Chen defined "risk production" as being in the early stages of IC manufacturing. Volume production with 193-nm immersion is slated "sometime next year" at the 65-nm node, he said.

Within its 300-mm Fab 12 plant in Hsinchu, TSMC is developing the process using ASML's AT:1150i and AT:1250i immersion tools, a line of "pre-production" 193-nm scanners. Next year, TSMC hopes to insert the production-worthy AT:1400i from ASML, he said.

DRAM makers also plan to pursue immersion. At SPIE, Hynix Semiconductor Inc. claims to have produced a 512-megabit DRAM based on a 90-nm process using a 248-nm scanner, with a k1 factor of 0.29. In addition, Hynix expects to fabricate 42-nm DRAMs, based on 193-nm immersion with an NA of 1.33.

157-nm immersion

Lithography based on 157-nm wavelength technology still has a pulse — barely. As reported, chip makers last year put their 157-nm lithography programs on the back burner or gave up on the technology, due to costs, lens issues and a host of other technical problems.

Some R&D organizations are still investigating 157-nm lithography, especially on the immersion front.

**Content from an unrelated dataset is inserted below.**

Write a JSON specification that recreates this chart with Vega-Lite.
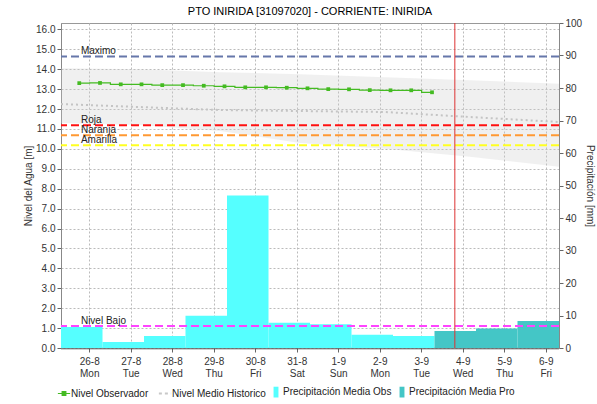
{
  "$schema": "https://vega.github.io/schema/vega-lite/v6.json",
  "width": 498,
  "height": 325,
  "autosize": {"type": "none"},
  "padding": {"left": 61, "top": 23, "right": 38, "bottom": 56},
  "config": {
    "font": "Liberation Sans",
    "view": {"stroke": "#999999"},
    "axis": {
      "labelFont": "Liberation Sans", "labelFontSize": 10, "labelColor": "#333333",
      "titleFont": "Liberation Sans", "titleFontSize": 10, "titleFontWeight": "normal", "titleColor": "#333333",
      "gridColor": "#BBBBBB", "gridDash": [2, 2], "gridWidth": 1,
      "tickColor": "#666666", "tickSize": 4, "domainColor": "#888888", "labelOverlap": false
    }
  },
  "title": {
    "text": "PTO INIRIDA [31097020] - CORRIENTE: INIRIDA",
    "font": "Liberation Sans", "fontSize": 11, "fontWeight": "normal", "color": "#000000",
    "anchor": "middle", "frame": "group", "offset": 1
  },
  "datasets": {
    "bars": [
      {"d": -0.68, "d1": 0.32, "mm": 6.5, "series": "Precipitación Media Obs"},
      {"d": 0.32, "d1": 1.32, "mm": 1.85, "series": "Precipitación Media Obs"},
      {"d": 1.32, "d1": 2.32, "mm": 3.7, "series": "Precipitación Media Obs"},
      {"d": 2.32, "d1": 3.32, "mm": 9.9, "series": "Precipitación Media Obs"},
      {"d": 3.32, "d1": 4.32, "mm": 46.9, "series": "Precipitación Media Obs"},
      {"d": 4.32, "d1": 5.32, "mm": 7.8, "series": "Precipitación Media Obs"},
      {"d": 5.32, "d1": 6.32, "mm": 7.3, "series": "Precipitación Media Obs"},
      {"d": 6.32, "d1": 7.32, "mm": 4.1, "series": "Precipitación Media Obs"},
      {"d": 7.32, "d1": 8.32, "mm": 3.7, "series": "Precipitación Media Obs"},
      {"d": 8.32, "d1": 9.32, "mm": 5.2, "series": "Precipitación Media Pro"},
      {"d": 9.32, "d1": 10.32, "mm": 6.0, "series": "Precipitación Media Pro"},
      {"d": 10.32, "d1": 11.32, "mm": 8.3, "series": "Precipitación Media Pro"}
    ],
    "band": [
      {"d": -0.68, "hi": 14.05, "lo": 11.3, "mean": 12.25},
      {"d": 1.22, "hi": 14.0, "lo": 11.2, "mean": 12.1},
      {"d": 3.15, "hi": 13.85, "lo": 10.9, "mean": 11.95},
      {"d": 5.08, "hi": 13.75, "lo": 10.3, "mean": 11.9},
      {"d": 7.13, "hi": 13.6, "lo": 10.0, "mean": 11.85},
      {"d": 9.17, "hi": 13.45, "lo": 9.6, "mean": 11.6},
      {"d": 11.32, "hi": 13.27, "lo": 9.1, "mean": 11.35}
    ],
    "thresholds": [
      {"name": "Maximo", "v": 14.64},
      {"name": "Roja", "v": 11.18},
      {"name": "Naranja", "v": 10.68},
      {"name": "Amarilla", "v": 10.18},
      {"name": "Nivel Bajo", "v": 1.1}
    ],
    "obs": [
      {"d": -0.24, "nivel": 13.3}, {"d": 0.26, "nivel": 13.31}, {"d": 0.76, "nivel": 13.24},
      {"d": 1.26, "nivel": 13.24}, {"d": 1.76, "nivel": 13.2}, {"d": 2.26, "nivel": 13.2},
      {"d": 2.76, "nivel": 13.17}, {"d": 3.26, "nivel": 13.14}, {"d": 3.76, "nivel": 13.09},
      {"d": 4.26, "nivel": 13.09}, {"d": 4.76, "nivel": 13.07}, {"d": 5.26, "nivel": 13.04},
      {"d": 5.76, "nivel": 13.0}, {"d": 6.26, "nivel": 12.99}, {"d": 6.76, "nivel": 12.95},
      {"d": 7.26, "nivel": 12.94}, {"d": 7.76, "nivel": 12.94}, {"d": 8.26, "nivel": 12.84}
    ],
    "now": [{"d": 8.81}]
  },
  "layer": [
    {
      "data": {"name": "bars"},
      "mark": {"type": "rect"},
      "encoding": {
        "x": {
          "field": "d", "type": "quantitative",
          "scale": {"domain": [-0.68, 11.32], "nice": false, "zero": false},
          "axis": {
            "title": null, "values": [0, 1, 2, 3, 4, 5, 6, 7, 8, 9, 10, 11], "grid": true,
            "labelAngle": 0, "labelLineHeight": 12, "labelPadding": 4,
            "domainColor": "#444444", "domainDash": [1, 1], "domainWidth": 2,
            "labelExpr": "[['26-8','Mon'],['27-8','Tue'],['28-8','Wed'],['29-8','Thu'],['30-8','Fri'],['31-8','Sat'],['1-9','Sun'],['2-9','Mon'],['3-9','Tue'],['4-9','Wed'],['5-9','Thu'],['6-9','Fri']][datum.value]"
          }
        },
        "x2": {"field": "d1"},
        "y": {
          "field": "mm", "type": "quantitative",
          "scale": {"domain": [0, 100], "nice": false},
          "axis": {
            "orient": "right", "title": "Precipitación [mm]", "values": [0, 10, 20, 30, 40, 50, 60, 70, 80, 90, 100],
            "format": "d", "grid": false, "titlePadding": 3
          }
        },
        "y2": {"datum": 0},
        "color": {
          "field": "series", "type": "nominal",
          "scale": {
            "domain": ["Nivel Observador", "Nivel Medio Historico", "Precipitación Media Obs", "Precipitación Media Pro"],
            "range": ["#44BB22", "#C8C8C8", "#55FFFF", "#44C6C6"]
          },
          "legend": {
            "title": null, "orient": "none", "legendX": -2, "legendY": 364,
            "direction": "horizontal", "columns": 4, "columnPadding": 5,
            "labelFont": "Liberation Sans", "labelFontSize": 10, "labelColor": "#222222",
            "labelOffset": 2, "symbolSize": 150, "symbolOpacity": 1,
            "encode": {
              "symbols": {
                "update": {
                  "shape": {"signal": "datum.value == 'Nivel Observador' ? 'M-1,0H1M-0.3,-0.3H0.3V0.3H-0.3Z' : datum.value == 'Nivel Medio Historico' ? 'stroke' : 'M-0.4,-0.88H0.4V0.88H-0.4Z'"},
                  "fill": {"signal": "datum.value == 'Nivel Observador' ? '#44BB22' : datum.value == 'Nivel Medio Historico' ? 'transparent' : datum.value == 'Precipitación Media Obs' ? '#55FFFF' : '#44C6C6'"},
                  "stroke": {"signal": "datum.value == 'Nivel Observador' ? '#44BB22' : datum.value == 'Nivel Medio Historico' ? '#C8C8C8' : 'transparent'"},
                  "strokeWidth": {"signal": "datum.value == 'Nivel Medio Historico' ? 2 : 1.2"},
                  "strokeDash": {"signal": "datum.value == 'Nivel Medio Historico' ? [3, 3] : [1, 0]"}
                }
              }
            }
          }
        }
      }
    },
    {
      "layer": [
        {
          "data": {"name": "band"},
          "mark": {"type": "area", "color": "#CCCCCC", "opacity": 0.3},
          "encoding": {
            "x": {"field": "d", "type": "quantitative"},
            "y": {
              "field": "hi", "type": "quantitative",
              "scale": {"domain": [0, 16.32], "nice": false},
              "axis": {"orient": "left", "title": "Nivel del Agua [m]", "values": [0, 1, 2, 3, 4, 5, 6, 7, 8, 9, 10, 11, 12, 13, 14, 15, 16], "format": ".1f", "grid": true, "titlePadding": 2, "labelOverlap": false}
            },
            "y2": {"field": "lo"}
          }
        },
        {
          "data": {"name": "band"},
          "mark": {"type": "line", "color": "#C4C4C4", "strokeWidth": 2, "strokeDash": [2, 3]},
          "encoding": {
            "x": {"field": "d", "type": "quantitative"},
            "y": {
              "field": "mean", "type": "quantitative",
              "axis": {"orient": "left", "title": "Nivel del Agua [m]", "values": [0, 1, 2, 3, 4, 5, 6, 7, 8, 9, 10, 11, 12, 13, 14, 15, 16], "format": ".1f", "grid": true, "titlePadding": 2, "labelOverlap": false}
            }
          }
        },
        {
          "data": {"name": "thresholds"},
          "mark": {"type": "rule", "strokeWidth": 2, "strokeDash": [8, 4]},
          "encoding": {
            "y": {
              "field": "v", "type": "quantitative",
              "axis": {"orient": "left", "title": "Nivel del Agua [m]", "values": [0, 1, 2, 3, 4, 5, 6, 7, 8, 9, 10, 11, 12, 13, 14, 15, 16], "format": ".1f", "grid": true, "titlePadding": 2, "labelOverlap": false}
            },
            "stroke": {
              "field": "name", "type": "nominal",
              "scale": {
                "domain": ["Maximo", "Roja", "Naranja", "Amarilla", "Nivel Bajo"],
                "range": ["#6677AA", "#FF1111", "#FF9933", "#FFFF22", "#FF44FF"]
              },
              "legend": null
            }
          }
        },
        {
          "data": {"name": "thresholds"},
          "mark": {"type": "text", "align": "left", "baseline": "alphabetic", "dy": -2, "fontSize": 10, "font": "Liberation Sans", "color": "#222222"},
          "encoding": {
            "x": {"datum": -0.2},
            "y": {
              "field": "v", "type": "quantitative",
              "axis": {"orient": "left", "title": "Nivel del Agua [m]", "values": [0, 1, 2, 3, 4, 5, 6, 7, 8, 9, 10, 11, 12, 13, 14, 15, 16], "format": ".1f", "grid": true, "titlePadding": 2, "labelOverlap": false}
            },
            "text": {"field": "name"}
          }
        },
        {
          "data": {"name": "obs"},
          "mark": {"type": "line", "color": "#44BB22", "strokeWidth": 1.2, "interpolate": "step", "point": {"filled": true, "shape": "square", "size": 14, "color": "#44BB22"}},
          "encoding": {
            "x": {"field": "d", "type": "quantitative"},
            "y": {
              "field": "nivel", "type": "quantitative",
              "axis": {"orient": "left", "title": "Nivel del Agua [m]", "values": [0, 1, 2, 3, 4, 5, 6, 7, 8, 9, 10, 11, 12, 13, 14, 15, 16], "format": ".1f", "grid": true, "titlePadding": 2, "labelOverlap": false}
            }
          }
        },
        {
          "data": {"name": "now"},
          "mark": {"type": "rule", "color": "#DD3333", "strokeWidth": 1},
          "encoding": {
            "x": {"field": "d", "type": "quantitative"}
          }
        }
      ]
    }
  ],
  "resolve": {"scale": {"y": "independent"}}
}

There is a remote possibility that 157-nm immersion will emerge in the distant future — if the industry can solve some major problems with the technology.

Most are skeptical about 157-nm immersion lithography, given the lack of fluids, lens materials and lack of momentum behind the once-promising technology.

During the SPIE Microlithography conference here this week, Japanese chip consortium Semiconductor Leading Edge Technologies Inc. (Selete) presented its latest results on 157-nm immersion lithography

Selete claims to have demonstrated 32-nm lines and spaces with 157-nm immersion prototype tool, with a hyper numerical aperture of 1.47. "This machine is acceptable as a beta tool, but some improvements are required," according to Kiyoshi Fujii of Selete.

A group, led by Lincoln Laboratories at the Massachusetts Institute of Technology (MIT), has been developing a 157-nm immersion scanner with an NA of 1.7. But obtaining images has "been very difficult and inconsistent," according to MIT.